The 29-minute average breakout window creates genuine urgency, and the vendors responding to that urgency are not wrong to build faster tools. But speed without verifiability is its own category of risk. The second-order effect worth watching is regulatory. Financial services and critical infrastructure operators are already subject to incident reporting requirements under frameworks like the SEC's cybersecurity disclosure rules and CISA's CIRCIA reporting mandates. When an agentic system autonomously takes a response action that turns out to be wrong, or worse, adversarially induced, the question of who bears accountability and how that action gets reported is genuinely unresolved. Regulators who were already struggling to keep pace with AI deployment in other sectors will find the agentic SOC space arriving faster than any guidance they have prepared.
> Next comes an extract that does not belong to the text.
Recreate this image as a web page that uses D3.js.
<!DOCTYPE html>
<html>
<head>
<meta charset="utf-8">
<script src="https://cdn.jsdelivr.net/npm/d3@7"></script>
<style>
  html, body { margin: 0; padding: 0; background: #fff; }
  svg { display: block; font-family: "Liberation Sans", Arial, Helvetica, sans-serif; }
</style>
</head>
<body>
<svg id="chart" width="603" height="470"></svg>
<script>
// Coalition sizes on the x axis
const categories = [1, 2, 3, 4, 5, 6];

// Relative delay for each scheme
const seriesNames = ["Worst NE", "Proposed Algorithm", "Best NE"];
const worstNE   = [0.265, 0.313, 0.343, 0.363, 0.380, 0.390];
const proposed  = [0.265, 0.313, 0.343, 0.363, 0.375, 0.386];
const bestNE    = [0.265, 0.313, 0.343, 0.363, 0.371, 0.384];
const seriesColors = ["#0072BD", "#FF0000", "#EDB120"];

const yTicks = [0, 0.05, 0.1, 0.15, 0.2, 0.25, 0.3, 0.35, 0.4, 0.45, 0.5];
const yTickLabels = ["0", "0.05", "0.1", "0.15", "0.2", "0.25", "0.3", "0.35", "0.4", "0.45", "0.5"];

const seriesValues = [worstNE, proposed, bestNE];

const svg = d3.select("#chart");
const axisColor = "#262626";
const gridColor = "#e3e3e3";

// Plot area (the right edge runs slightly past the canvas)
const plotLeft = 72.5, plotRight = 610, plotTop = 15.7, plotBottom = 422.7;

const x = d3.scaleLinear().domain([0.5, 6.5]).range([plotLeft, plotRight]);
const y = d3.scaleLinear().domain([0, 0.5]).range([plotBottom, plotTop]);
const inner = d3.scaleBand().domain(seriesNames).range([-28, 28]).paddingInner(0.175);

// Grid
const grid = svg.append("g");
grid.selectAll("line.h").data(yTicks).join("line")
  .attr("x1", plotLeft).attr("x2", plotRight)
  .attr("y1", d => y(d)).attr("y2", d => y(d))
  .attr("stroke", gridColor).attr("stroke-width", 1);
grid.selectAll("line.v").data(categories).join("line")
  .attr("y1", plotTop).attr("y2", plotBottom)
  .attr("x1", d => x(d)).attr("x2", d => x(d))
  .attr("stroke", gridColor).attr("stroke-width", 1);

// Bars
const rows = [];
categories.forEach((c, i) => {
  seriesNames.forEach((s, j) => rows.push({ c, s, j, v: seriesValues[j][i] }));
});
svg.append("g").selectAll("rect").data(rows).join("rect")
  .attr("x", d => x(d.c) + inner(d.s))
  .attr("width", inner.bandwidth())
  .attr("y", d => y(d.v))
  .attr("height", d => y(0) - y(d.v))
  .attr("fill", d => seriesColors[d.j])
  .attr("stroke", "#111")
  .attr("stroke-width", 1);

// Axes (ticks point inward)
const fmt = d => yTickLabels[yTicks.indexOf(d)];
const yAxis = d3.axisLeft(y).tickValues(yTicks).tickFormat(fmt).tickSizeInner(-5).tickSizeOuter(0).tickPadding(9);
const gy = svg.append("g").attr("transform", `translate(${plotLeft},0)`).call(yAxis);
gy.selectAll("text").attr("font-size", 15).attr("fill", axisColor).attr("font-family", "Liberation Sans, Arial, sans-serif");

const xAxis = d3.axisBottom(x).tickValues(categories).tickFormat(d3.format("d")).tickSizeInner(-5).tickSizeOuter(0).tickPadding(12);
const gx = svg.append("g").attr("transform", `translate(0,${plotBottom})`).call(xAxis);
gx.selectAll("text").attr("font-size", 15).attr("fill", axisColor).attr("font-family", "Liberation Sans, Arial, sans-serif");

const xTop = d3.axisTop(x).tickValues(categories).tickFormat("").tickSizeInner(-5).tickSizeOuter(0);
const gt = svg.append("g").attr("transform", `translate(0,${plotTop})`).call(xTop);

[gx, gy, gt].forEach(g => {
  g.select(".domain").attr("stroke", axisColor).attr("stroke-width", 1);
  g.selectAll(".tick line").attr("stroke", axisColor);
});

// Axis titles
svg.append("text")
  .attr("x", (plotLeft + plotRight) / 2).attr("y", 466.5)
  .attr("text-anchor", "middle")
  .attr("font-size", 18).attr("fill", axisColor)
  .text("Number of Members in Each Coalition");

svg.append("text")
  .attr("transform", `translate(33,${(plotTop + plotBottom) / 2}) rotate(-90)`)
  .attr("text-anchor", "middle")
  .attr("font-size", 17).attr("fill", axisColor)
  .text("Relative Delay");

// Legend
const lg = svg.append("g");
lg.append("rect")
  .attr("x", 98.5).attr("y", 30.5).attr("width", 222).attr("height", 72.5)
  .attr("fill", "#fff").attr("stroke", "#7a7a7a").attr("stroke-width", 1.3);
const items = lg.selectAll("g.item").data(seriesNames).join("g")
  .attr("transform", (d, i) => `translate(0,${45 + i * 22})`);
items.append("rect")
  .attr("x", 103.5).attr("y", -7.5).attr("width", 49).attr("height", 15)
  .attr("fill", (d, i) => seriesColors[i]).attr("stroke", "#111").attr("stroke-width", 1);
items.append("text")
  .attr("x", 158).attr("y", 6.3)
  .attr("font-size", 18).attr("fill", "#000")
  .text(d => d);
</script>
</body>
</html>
What Comes After the Speed Race

The vendors at RSAC 2026 were competing on capability, which is the natural first phase of any technology cycle. The next phase, already visible on the horizon, will be competition on auditability. Enterprise buyers, particularly those in regulated industries, will eventually demand not just that an agent stopped a threat, but that it can demonstrate, in a form a regulator or a board can understand, exactly why it took each action and what guardrails constrained it.

The 27-second breakout time will likely keep falling. Attackers have their own automation advantages, and the asymmetry between offense and defense in speed terms is not going away. The more durable question is whether the industry can build the governance infrastructure for autonomous security systems before a high-profile agentic failure forces the issue in the worst possible way.